Jordanian Youth Protest Unemployment

Unemployment in Jordan has fluctuated in recent years, remaining at a high level. (Wikimedia Commons)

Unemployment in Jordan has fluctuated in recent years, remaining at a high level. (Wikimedia Commons)

The Jordanian government made concessions in February and March to protesters who were marching to express their frustration over poor employment opportunities in Jordan. According to Trading Economics, the latest unemployment rate stands at 18.7 percent.

A group of young Jordanian protesters, angry with unemployment, marched over 200 miles from Aqaba to the Royal Court in Amman on February 14. The original group, estimated around 40 people, attracted followers along the way, finishing the march with at least 350 demonstrators, according to Middle East Eye.
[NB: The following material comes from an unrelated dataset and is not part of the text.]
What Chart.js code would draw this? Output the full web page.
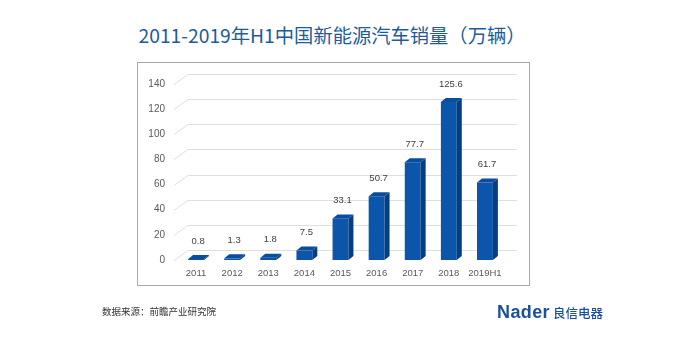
<!DOCTYPE html>
<html><head><meta charset="utf-8">
<script src="https://cdn.jsdelivr.net/npm/chart.js@4.4.1/dist/chart.umd.min.js"></script>
<style>
html,body{margin:0;padding:0;background:#fff;width:689px;height:357px;overflow:hidden;position:relative;}
#c{position:absolute;left:0;top:0;}
#title{position:absolute;left:0;width:664px;top:22px;text-align:center;font:19.3px "Noto Sans CJK SC",sans-serif;color:#1c5c9c;line-height:26px;white-space:nowrap;}
#box{position:absolute;left:137px;top:62px;width:391px;height:222px;border:1px solid #a8a8a8;}
#src{position:absolute;left:102px;top:304px;font:9.5px "Noto Sans CJK SC",sans-serif;color:#333;white-space:nowrap;}
#logo{position:absolute;left:497px;top:302px;white-space:nowrap;color:#1a4f9f;}
#logo .n{font:bold 18px "Liberation Sans",sans-serif;letter-spacing:0.4px;}
#logo .c{font:500 12.5px "Noto Sans CJK SC",sans-serif;margin-left:3px;}
</style></head><body>
<div id="title">2011-2019年H1中国新能源汽车销量（万辆）</div>
<div id="box"></div>
<canvas id="c" width="689" height="357"></canvas>
<div id="src">数据来源：前瞻产业研究院</div>
<div id="logo"><span class="n">Nader</span><span class="c">良信电器</span></div>
<script>
const categories = ["2011","2012","2013","2014","2015","2016","2017","2018","2019H1"];
const sales = [0.8, 1.3, 1.8, 7.5, 33.1, 50.7, 77.7, 125.6, 61.7];
const yTicks = [0, 20, 40, 60, 80, 100, 120, 140];

const DX = 5, DY = 4;
const bars3d = {
  id: 'bars3d',
  beforeDatasetsDraw(chart) {
    const ctx = chart.ctx, ys = chart.scales.y, area = chart.chartArea;
    ctx.save();
    ctx.strokeStyle = '#dedede';
    ctx.lineWidth = 1;
    yTicks.forEach(v => {
      const y = Math.round(ys.getPixelForValue(v)) + 0.5;
      ctx.beginPath();
      ctx.moveTo(area.left - 4, y);
      ctx.lineTo(area.left + 10, y - 10);
      ctx.lineTo(area.right + 14, y - 10);
      ctx.stroke();
    });
    ctx.restore();
  },
  afterDatasetsDraw(chart) {
    const ctx = chart.ctx;
    const meta = chart.getDatasetMeta(0);
    ctx.save();
    meta.data.forEach((bar, i) => {
      const p = bar.getProps(['x','y','base','width'], true);
      const l = p.x - p.width/2, r = p.x + p.width/2, t = p.y, b = p.base;
      ctx.fillStyle = '#063f7f';
      ctx.beginPath();
      ctx.moveTo(r, t); ctx.lineTo(r+DX, t-DY); ctx.lineTo(r+DX, b-DY); ctx.lineTo(r, b); ctx.closePath();
      ctx.fill();
      ctx.fillStyle = '#0a4d9c';
      ctx.beginPath();
      ctx.moveTo(l, t); ctx.lineTo(l+DX, t-DY); ctx.lineTo(r+DX, t-DY); ctx.lineTo(r, t); ctx.closePath();
      ctx.fill();
      ctx.fillStyle = '#404040';
      ctx.font = '9.5px "Liberation Sans", sans-serif';
      ctx.textAlign = 'center';
      ctx.textBaseline = 'middle';
      ctx.fillText(String(sales[i]), p.x + 2, t - DY - 14);
    });
    ctx.restore();
  }
};

new Chart(document.getElementById('c'), {
  type: 'bar',
  data: { labels: categories, datasets: [{ data: sales, backgroundColor: '#0b55ab', borderWidth: 0, categoryPercentage: 1, barPercentage: 0.44, clip: false }] },
  options: {
    responsive: false, animation: false,
    layout: { padding: { left: 138, right: 186, top: 84, bottom: 72 } },
    plugins: { legend: { display: false }, tooltip: { enabled: false }, title: { display: false } },
    scales: {
      x: {
        grid: { display: false, drawTicks: false }, border: { display: false },
        ticks: { color: '#595959', font: { size: 9.5, family: '"Liberation Sans", sans-serif' }, padding: 8, maxRotation: 0, autoSkip: false },
        afterFit(s) { s.height = 25; }
      },
      y: {
        min: 0, max: 140,
        grid: { display: false, drawTicks: false }, border: { display: false },
        afterBuildTicks(s) { s.ticks = yTicks.map(v => ({ value: v })); },
        ticks: { color: '#595959', font: { size: 10, family: '"Liberation Sans", sans-serif' }, padding: 13 },
        afterFit(s) { s.width = 40; }
      }
    }
  },
  plugins: [bars3d]
});
</script>
</body></html>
The protests ramped up pressure on Jordanian Prime Minister Omar Razzaz, who already faces heavy scrutiny. In early 2019, he tried to increase taxes on the middle and lower classes to alleviate the national debt, which stands at $39 billion, according to Middle East Eye.

That the Razzaz administration has attracted an abundance of criticism since coming to power last year may explain why the arduous efforts of the jobless demonstrators appear to have succeeded, at least in the short-term. On February 21, Jordan’s Minister of Labor stated that the government would create 3,300 jobs in sectors such as tourism, health, and agriculture.

This, however, set a dangerous precedent. Upon reading the ministry’s decision, a group of unemployed people from the city of Maan began to march to the Royal Court with hopes of finding employment. The group caused great consternation within the Jordanian government, as reported by Al-Monitor, as they refused to stop until their demands were met. Razzaz eventually caved on March 3, reports Ammon News, and sent government officials to meet with the group.

The success of the marches may have a significant impact on the Razzaz administration. Razzaz feels pressured to improve his standing among the Jordanian public. He will be wary of the plight of his predecessor Hani Mulki, who resigned in June 2018 following massive countrywide protests against IMF-backed austerity policies.